EARTHTIME:  Tectonic Shifts throughout the Phanerozoic Eon

Curated by Heather Christensen Smith 

Corporate Headquarters of NRG Energy, a 100% sustainable energy company in Princeton, NJ 

January 15- June 13th,  2019  

I was invited by curator, Heather Christensen Smith, to exhibit and create work for NRG, a 100% sustainable energy company.  My work speaks to our shared values of energy conservation and sustainability.  This show was created primarily for those working at NRG who are exploring new technologies in real time and as an urgent endeavor.  

We all relate to maps viscerally.  We Immediately want to find ourselves in them; where we live, where we have migrated from or where we hope to move or travel.  What we seem to never truly consider is how land masses are in a constant state of flux. Though earth time is exeedingly slower than human time, the earth continues to move and take shape, and we humans are speeding up the clock. 

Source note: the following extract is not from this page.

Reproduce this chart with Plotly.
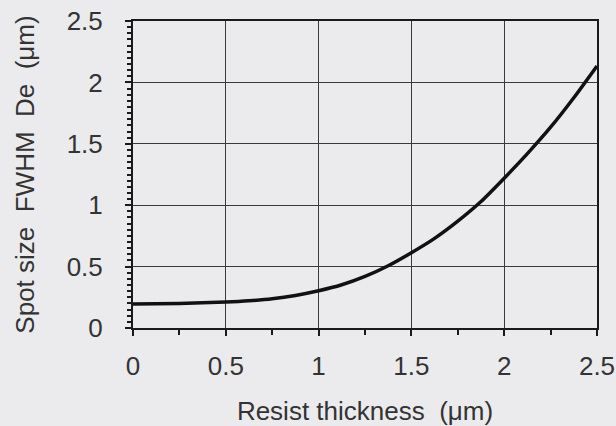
import plotly.graph_objects as go

thickness = [0, 0.25, 0.5, 0.625, 0.75, 0.875, 1.0, 1.125, 1.25, 1.375, 1.5, 1.625, 1.75,
             1.875, 2.0, 2.125, 2.25, 2.375, 2.5]
spot_size = [0.195, 0.2, 0.212, 0.222, 0.238, 0.265, 0.303, 0.352, 0.42, 0.507, 0.613, 0.73, 0.87,
             1.03, 1.22, 1.42, 1.635, 1.875, 2.134]

x_ticks = [0, 0.5, 1, 1.5, 2, 2.5]
x_labels = ["0", "0.5", "1", "1.5", "2", "2.5"]
y_ticks = [0, 0.5, 1, 1.5, 2, 2.5]
y_labels = ["0", "0.5", "1", "1.5", "2", "2.5"]

bg = "#ebebee"
ink = "#333333"

fig = go.Figure()
fig.add_trace(go.Scatter(
    x=thickness, y=spot_size, mode="lines",
    line=dict(color="#111111", width=3.5, shape="spline", smoothing=0.6),
    showlegend=False, hoverinfo="skip",
))

fig.update_layout(
    width=616, height=426,
    margin=dict(l=133, r=19, t=21, b=98),
    paper_bgcolor=bg, plot_bgcolor=bg,
    font=dict(family="Liberation Sans, Arial, sans-serif", color=ink, size=26),
    xaxis=dict(
        range=[0, 2.5], tickvals=x_ticks, ticktext=x_labels,
        showgrid=True, gridcolor="#3a3a3a", gridwidth=1,
        showline=True, linecolor="#1a1a1a", linewidth=2, mirror=True,
        ticks="outside", ticklen=6, tickwidth=2, tickcolor="#1a1a1a",
        minor=dict(dtick=0.25, ticks="outside", ticklen=5, tickwidth=2,
                   tickcolor="#1a1a1a", showgrid=False),
        tickfont=dict(size=26, color=ink), zeroline=False,
        ticklabelstandoff=8, automargin=False,
        title=dict(text="Resist thickness\u00a0\u00a0(μm)", font=dict(size=26, color=ink), standoff=24),
        fixedrange=True,
    ),
    yaxis=dict(
        range=[0, 2.5], tickvals=y_ticks, ticktext=y_labels,
        showgrid=True, gridcolor="#3a3a3a", gridwidth=1,
        showline=True, linecolor="#1a1a1a", linewidth=2, mirror=True,
        ticks="outside", ticklen=6, tickwidth=2, tickcolor="#1a1a1a",
        minor=dict(dtick=0.05, ticks="outside", ticklen=4, tickwidth=1.5,
                   tickcolor="#1a1a1a", showgrid=False),
        tickfont=dict(size=26, color=ink), zeroline=False,
        title=dict(text="Spot size\u00a0\u00a0FWHM\u00a0\u00a0De\u00a0\u00a0(μm)", font=dict(size=26, color=ink), standoff=25),
        ticklabelstandoff=17, automargin=False,
        fixedrange=True,
    ),
)

fig.write_html("out.html")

For my installation of paintings at NRG, I chart the earth through the last 500 million years. I compare the tectonic shift of the continents from the Paleozoic Era to the present and into the future.  Looping the earth's past into the earth's future shows how rising sea levels will reshape continents in a fraction of the time it took plate tectonics to craft them into their current state. This series of 17 oil paintings juxtapose the slow evolution of land and sea over millions of years to the critically predicted fast moving changing shorelines that will have potentially catastrophic implications. Sea level rise and climate change are predicted to alter urban and natural environments irrevocably into the future. In my recent project RISE: All Boats, I address how mass human migration will challenge geo-political boundaries on a global scale unimagined by earlier generations. In the largest painting of the EARTHTIME series, FLAT EARTH, I present a current map, inspired by google earth images that show topographies unrestricted by man-made borders and boundaries.  These paintings offer a hopeful note, a twofold scenario, that with urgent and innovative technologies which reduce carbon emissions and mitigate global warming, we humans can still fight to save a changing planet.